Most of the women at the potluck were elderly. They were neatly dressed, and came bearing churchy salads containing Cool Whip and marshmallows, Jello and marshmallows, Cool Whip and Jello and marshmallows. The colors of their salads were bright and unworldy: Vulcan Lime, Interplanetary Pink, Alien Orange.
The women ate serenely and chatted quietly about how good the salads were. Then came the surprise of the evening. They turned their chairs towards the wall to watch a slide show about troubled youths growing up in desperate circumstances, who are removed from crack houses and abusive environments and turned over to the state. Turns out the Methodists run the Thrift Shop downtown, and part of the proceeds support the programs at Youthville, a child welfare agency which helps children all over the state of Kansas. The docile setting of that church basement with those white-haired ladies seemed a world away from the social ills being described to us.
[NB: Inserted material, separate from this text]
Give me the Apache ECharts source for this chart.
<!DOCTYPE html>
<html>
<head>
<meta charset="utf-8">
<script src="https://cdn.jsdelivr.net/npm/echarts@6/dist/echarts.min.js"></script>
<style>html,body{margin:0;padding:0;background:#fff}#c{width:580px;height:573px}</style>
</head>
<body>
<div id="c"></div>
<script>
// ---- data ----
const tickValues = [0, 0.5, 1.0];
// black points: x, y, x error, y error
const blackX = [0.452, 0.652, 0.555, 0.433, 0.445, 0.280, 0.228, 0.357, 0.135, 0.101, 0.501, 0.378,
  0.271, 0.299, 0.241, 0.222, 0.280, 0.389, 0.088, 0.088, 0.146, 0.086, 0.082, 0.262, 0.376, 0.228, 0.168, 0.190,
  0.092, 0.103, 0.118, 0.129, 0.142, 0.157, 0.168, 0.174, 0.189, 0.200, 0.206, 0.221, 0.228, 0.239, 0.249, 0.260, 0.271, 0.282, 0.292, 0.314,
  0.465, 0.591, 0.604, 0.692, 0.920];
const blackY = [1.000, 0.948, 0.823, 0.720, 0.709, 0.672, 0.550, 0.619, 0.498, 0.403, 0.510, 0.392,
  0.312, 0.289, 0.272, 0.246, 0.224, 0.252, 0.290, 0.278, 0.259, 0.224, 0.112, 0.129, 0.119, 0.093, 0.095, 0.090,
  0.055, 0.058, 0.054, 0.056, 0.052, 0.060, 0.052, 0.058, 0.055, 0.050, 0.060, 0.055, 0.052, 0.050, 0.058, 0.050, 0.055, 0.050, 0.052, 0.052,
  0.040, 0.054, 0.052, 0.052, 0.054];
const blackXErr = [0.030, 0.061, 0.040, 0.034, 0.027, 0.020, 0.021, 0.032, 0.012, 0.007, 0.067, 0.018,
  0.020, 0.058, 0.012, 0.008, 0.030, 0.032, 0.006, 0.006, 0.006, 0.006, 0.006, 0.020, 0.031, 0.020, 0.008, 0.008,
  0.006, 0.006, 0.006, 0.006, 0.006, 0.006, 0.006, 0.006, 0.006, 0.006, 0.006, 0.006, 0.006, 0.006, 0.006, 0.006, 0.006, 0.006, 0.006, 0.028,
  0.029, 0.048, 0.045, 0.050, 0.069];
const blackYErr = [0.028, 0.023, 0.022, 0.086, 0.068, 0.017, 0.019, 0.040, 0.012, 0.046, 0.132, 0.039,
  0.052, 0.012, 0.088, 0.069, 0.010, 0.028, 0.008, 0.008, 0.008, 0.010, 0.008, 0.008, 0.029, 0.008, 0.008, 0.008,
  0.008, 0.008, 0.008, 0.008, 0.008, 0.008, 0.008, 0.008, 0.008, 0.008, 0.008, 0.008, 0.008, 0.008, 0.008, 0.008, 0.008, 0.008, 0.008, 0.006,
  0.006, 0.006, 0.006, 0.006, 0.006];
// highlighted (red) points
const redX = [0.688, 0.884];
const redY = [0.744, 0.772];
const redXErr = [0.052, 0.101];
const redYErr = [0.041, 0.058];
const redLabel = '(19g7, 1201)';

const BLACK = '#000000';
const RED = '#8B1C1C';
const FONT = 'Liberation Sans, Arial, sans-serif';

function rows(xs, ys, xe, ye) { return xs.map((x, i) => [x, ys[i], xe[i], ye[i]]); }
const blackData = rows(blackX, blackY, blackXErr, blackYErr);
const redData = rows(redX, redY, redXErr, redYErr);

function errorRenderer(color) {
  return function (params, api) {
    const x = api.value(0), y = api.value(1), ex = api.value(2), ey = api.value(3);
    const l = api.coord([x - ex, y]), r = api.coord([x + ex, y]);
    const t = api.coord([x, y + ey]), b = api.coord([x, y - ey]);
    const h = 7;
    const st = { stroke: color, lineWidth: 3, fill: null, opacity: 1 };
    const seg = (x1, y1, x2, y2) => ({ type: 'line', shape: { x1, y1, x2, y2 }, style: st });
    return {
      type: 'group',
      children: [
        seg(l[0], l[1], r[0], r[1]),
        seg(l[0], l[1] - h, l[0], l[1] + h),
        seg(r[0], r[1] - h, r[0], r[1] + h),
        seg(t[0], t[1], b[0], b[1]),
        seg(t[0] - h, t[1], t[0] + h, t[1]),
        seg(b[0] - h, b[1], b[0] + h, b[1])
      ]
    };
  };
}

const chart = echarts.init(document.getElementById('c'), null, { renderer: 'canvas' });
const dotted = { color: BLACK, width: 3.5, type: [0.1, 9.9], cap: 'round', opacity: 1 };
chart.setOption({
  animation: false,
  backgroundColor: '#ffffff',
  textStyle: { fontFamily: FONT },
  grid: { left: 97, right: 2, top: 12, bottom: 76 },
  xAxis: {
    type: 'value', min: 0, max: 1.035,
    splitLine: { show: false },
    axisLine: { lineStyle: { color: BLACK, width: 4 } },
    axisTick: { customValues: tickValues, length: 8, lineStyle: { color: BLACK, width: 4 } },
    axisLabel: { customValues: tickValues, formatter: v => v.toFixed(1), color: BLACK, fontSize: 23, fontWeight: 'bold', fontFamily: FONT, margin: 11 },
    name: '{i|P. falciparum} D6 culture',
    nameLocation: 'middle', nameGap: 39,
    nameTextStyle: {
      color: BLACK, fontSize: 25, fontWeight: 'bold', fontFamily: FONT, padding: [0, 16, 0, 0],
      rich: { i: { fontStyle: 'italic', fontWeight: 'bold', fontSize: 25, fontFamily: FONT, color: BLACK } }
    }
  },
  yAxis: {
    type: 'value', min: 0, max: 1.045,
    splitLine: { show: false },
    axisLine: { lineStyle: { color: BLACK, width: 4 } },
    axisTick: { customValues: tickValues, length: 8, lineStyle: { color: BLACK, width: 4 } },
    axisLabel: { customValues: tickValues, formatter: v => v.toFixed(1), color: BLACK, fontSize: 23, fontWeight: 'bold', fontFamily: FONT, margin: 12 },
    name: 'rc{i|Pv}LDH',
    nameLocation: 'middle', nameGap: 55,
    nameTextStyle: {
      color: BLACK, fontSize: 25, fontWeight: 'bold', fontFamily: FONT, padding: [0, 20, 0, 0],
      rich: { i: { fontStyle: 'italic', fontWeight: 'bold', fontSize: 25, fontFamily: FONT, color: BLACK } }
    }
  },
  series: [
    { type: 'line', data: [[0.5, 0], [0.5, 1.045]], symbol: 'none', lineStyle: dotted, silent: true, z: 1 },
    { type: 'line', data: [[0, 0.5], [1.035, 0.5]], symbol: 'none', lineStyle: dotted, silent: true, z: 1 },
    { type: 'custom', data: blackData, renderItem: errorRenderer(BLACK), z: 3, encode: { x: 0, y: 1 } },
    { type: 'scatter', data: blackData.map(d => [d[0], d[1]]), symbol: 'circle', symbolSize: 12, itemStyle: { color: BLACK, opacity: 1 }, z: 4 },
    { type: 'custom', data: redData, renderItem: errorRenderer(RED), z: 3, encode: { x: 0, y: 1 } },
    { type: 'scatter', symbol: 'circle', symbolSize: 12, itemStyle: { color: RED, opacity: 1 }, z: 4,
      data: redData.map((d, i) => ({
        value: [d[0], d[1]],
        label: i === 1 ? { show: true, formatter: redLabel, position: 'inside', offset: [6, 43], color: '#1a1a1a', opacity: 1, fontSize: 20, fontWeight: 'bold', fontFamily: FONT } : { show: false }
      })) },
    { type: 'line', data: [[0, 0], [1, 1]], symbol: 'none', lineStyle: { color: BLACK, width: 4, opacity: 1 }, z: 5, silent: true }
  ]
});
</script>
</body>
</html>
On Mother's Day we went to the potato bar in the cafeteria of Sacred Heart Elementary, an appendage of Sacred Heart Catholic Church. We ate more fluffy salads in bright colors, containing Cool Whip, Jello and marshmallows. We also ate veggie salads containing varying ratios of bacon bits, mayonnaise and peas.
There is some ingredient in these salads that makes me eat more than I should. Maybe it's the spaced out colors. Maybe it's the shapelessness, that makes me lose all sense of proportion. I need sober food with defined edges, lest I become a blimp. It's a good thing I don't live out there.